> _THE INPUT_:
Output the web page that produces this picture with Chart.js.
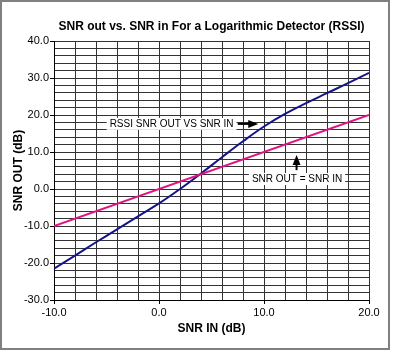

---

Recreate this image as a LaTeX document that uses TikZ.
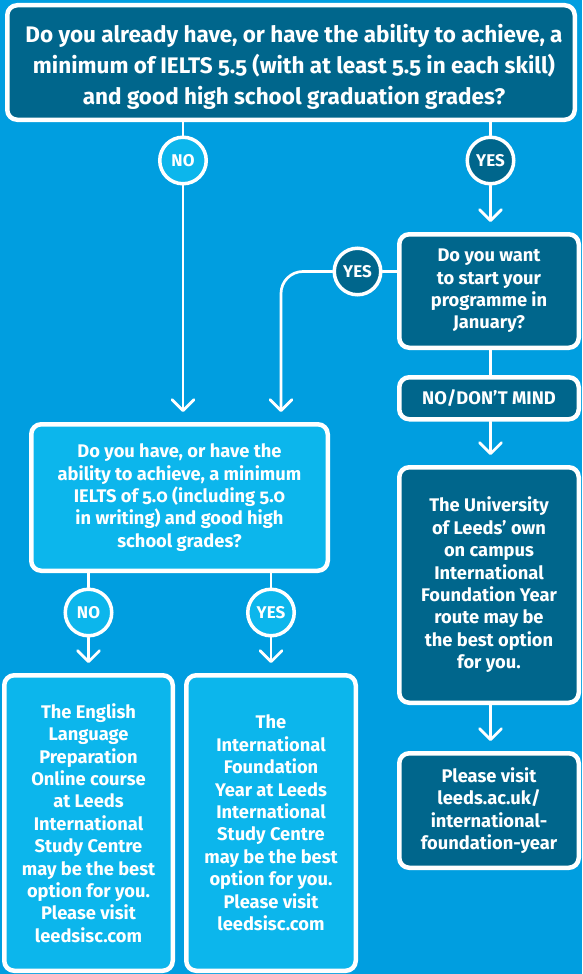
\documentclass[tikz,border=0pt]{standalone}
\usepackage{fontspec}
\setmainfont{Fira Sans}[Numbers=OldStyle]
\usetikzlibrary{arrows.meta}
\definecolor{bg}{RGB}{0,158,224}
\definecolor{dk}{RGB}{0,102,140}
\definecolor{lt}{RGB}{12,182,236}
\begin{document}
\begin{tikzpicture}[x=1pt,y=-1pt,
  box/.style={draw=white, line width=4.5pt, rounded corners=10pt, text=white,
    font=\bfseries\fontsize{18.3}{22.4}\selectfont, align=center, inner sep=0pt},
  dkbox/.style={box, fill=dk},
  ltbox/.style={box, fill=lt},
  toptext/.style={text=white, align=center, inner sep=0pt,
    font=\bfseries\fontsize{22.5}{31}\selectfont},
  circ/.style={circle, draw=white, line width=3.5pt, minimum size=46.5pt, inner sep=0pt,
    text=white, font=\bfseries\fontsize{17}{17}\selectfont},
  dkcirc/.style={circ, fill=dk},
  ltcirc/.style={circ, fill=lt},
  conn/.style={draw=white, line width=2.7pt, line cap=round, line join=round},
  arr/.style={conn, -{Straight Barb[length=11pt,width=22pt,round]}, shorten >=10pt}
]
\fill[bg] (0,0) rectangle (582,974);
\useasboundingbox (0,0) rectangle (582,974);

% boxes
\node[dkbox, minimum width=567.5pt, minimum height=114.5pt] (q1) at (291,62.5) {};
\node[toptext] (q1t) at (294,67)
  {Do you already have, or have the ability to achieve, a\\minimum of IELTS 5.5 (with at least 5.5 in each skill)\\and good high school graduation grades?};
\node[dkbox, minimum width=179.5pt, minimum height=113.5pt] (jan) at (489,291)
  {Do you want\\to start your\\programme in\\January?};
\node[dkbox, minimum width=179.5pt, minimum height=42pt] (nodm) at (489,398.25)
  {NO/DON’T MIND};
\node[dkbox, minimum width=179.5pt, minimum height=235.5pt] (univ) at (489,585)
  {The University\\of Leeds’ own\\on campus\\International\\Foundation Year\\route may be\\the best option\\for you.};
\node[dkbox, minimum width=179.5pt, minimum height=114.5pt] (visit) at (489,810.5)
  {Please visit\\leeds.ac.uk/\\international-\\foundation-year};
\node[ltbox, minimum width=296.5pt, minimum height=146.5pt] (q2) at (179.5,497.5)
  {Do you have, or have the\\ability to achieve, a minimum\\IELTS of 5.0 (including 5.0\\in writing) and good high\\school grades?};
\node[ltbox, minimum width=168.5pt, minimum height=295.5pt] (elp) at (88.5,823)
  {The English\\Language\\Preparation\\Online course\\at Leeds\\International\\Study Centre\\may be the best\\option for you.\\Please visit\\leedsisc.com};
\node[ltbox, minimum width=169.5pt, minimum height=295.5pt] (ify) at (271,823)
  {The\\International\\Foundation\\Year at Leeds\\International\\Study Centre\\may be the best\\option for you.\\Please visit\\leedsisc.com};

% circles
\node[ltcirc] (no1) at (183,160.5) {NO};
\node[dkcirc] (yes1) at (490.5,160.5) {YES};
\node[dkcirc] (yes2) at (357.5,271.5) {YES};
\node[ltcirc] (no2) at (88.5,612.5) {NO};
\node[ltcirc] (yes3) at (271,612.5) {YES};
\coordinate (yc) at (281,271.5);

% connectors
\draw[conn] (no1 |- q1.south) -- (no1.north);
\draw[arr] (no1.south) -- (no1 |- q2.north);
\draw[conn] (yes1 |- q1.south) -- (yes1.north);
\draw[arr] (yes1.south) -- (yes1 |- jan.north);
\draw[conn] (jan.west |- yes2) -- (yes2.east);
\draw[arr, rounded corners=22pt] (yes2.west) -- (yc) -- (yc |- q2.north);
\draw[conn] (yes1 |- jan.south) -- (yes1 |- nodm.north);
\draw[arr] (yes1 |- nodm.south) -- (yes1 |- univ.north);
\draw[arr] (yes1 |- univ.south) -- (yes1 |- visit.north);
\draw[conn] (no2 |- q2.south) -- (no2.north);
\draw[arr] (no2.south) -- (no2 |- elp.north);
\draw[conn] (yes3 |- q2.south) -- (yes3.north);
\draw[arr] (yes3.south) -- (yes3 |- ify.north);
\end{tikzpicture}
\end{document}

--

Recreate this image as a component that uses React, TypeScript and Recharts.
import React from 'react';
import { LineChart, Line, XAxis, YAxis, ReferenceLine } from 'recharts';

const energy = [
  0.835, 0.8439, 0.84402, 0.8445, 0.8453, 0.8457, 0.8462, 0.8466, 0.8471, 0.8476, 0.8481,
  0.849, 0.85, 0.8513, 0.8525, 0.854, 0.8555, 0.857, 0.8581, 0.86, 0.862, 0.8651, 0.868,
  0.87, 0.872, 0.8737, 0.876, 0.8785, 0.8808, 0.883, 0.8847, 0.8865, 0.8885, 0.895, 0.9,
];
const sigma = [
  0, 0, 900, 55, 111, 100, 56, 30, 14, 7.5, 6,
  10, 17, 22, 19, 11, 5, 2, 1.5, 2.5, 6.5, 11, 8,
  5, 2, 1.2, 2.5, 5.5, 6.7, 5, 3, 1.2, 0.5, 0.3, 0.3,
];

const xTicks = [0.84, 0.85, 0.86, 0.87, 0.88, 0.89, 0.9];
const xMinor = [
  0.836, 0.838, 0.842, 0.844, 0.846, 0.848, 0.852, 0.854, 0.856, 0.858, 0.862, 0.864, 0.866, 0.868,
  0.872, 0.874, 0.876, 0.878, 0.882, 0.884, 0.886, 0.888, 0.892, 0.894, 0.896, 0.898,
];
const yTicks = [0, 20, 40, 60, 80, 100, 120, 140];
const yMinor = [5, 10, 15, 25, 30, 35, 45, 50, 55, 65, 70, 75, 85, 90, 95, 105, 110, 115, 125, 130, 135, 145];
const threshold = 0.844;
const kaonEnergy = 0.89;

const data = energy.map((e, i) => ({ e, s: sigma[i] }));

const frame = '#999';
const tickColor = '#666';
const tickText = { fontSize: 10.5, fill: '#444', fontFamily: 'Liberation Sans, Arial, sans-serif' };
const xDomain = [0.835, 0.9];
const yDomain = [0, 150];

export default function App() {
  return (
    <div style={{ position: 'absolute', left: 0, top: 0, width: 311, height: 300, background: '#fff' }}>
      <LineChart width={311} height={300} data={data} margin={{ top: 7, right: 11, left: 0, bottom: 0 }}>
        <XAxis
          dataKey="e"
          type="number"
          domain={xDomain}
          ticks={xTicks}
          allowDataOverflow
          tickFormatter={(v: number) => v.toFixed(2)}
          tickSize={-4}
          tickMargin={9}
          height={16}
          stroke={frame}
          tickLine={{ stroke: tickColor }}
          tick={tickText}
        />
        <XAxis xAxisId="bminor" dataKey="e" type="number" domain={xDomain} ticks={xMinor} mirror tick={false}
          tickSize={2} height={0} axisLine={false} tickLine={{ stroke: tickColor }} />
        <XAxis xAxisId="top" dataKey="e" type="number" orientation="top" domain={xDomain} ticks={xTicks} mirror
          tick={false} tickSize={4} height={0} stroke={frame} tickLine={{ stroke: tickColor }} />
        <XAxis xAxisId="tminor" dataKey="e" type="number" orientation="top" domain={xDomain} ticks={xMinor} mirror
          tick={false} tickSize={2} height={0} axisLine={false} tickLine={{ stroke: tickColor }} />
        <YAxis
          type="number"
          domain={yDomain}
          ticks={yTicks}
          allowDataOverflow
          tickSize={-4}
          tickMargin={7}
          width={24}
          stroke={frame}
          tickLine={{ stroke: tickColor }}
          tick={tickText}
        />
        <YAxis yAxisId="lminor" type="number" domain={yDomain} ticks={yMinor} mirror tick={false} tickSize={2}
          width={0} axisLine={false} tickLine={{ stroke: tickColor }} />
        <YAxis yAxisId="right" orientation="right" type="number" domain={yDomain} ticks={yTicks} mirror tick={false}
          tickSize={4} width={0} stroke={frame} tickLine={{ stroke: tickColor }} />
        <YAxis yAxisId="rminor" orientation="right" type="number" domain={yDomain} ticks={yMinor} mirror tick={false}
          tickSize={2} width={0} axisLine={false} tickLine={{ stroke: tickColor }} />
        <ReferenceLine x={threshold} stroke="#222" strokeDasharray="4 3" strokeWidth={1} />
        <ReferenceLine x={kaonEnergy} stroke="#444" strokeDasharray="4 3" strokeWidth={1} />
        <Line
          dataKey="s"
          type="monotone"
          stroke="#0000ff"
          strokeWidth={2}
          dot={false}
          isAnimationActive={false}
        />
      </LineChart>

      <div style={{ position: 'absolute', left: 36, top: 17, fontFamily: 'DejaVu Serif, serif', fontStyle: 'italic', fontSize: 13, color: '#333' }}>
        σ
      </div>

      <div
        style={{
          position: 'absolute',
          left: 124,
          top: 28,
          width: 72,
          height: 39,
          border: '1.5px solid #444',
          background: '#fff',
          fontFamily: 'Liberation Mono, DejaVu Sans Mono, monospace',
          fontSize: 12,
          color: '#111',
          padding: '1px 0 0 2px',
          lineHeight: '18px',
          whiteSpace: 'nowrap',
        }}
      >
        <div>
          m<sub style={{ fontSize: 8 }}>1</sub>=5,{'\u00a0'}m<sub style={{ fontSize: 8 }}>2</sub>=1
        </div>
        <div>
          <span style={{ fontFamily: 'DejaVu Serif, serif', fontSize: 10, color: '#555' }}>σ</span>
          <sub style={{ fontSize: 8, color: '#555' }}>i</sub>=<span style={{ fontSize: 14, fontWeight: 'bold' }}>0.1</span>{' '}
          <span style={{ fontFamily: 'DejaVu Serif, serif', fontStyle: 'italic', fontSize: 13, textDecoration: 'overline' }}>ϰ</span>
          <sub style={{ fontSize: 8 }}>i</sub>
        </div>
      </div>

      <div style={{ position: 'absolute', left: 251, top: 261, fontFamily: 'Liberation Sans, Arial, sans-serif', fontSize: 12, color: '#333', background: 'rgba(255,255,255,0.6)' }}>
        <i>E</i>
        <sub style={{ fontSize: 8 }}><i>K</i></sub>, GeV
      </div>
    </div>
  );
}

> _THE EXERCISE_:
From the line containing "Recreate this image as a component" down to the line containing "const data = energy.map((e, i)" in the material above, reproduce every line exactly, including the two end lines.

> _RESPONSE TO THE EXERCISE_:
Recreate this image as a component that uses React, TypeScript and Recharts.
import React from 'react';
import { LineChart, Line, XAxis, YAxis, ReferenceLine } from 'recharts';

const energy = [
  0.835, 0.8439, 0.84402, 0.8445, 0.8453, 0.8457, 0.8462, 0.8466, 0.8471, 0.8476, 0.8481,
  0.849, 0.85, 0.8513, 0.8525, 0.854, 0.8555, 0.857, 0.8581, 0.86, 0.862, 0.8651, 0.868,
  0.87, 0.872, 0.8737, 0.876, 0.8785, 0.8808, 0.883, 0.8847, 0.8865, 0.8885, 0.895, 0.9,
];
const sigma = [
  0, 0, 900, 55, 111, 100, 56, 30, 14, 7.5, 6,
  10, 17, 22, 19, 11, 5, 2, 1.5, 2.5, 6.5, 11, 8,
  5, 2, 1.2, 2.5, 5.5, 6.7, 5, 3, 1.2, 0.5, 0.3, 0.3,
];

const xTicks = [0.84, 0.85, 0.86, 0.87, 0.88, 0.89, 0.9];
const xMinor = [
  0.836, 0.838, 0.842, 0.844, 0.846, 0.848, 0.852, 0.854, 0.856, 0.858, 0.862, 0.864, 0.866, 0.868,
  0.872, 0.874, 0.876, 0.878, 0.882, 0.884, 0.886, 0.888, 0.892, 0.894, 0.896, 0.898,
];
const yTicks = [0, 20, 40, 60, 80, 100, 120, 140];
const yMinor = [5, 10, 15, 25, 30, 35, 45, 50, 55, 65, 70, 75, 85, 90, 95, 105, 110, 115, 125, 130, 135, 145];
const threshold = 0.844;
const kaonEnergy = 0.89;

const data = energy.map((e, i) => ({ e, s: sigma[i] }));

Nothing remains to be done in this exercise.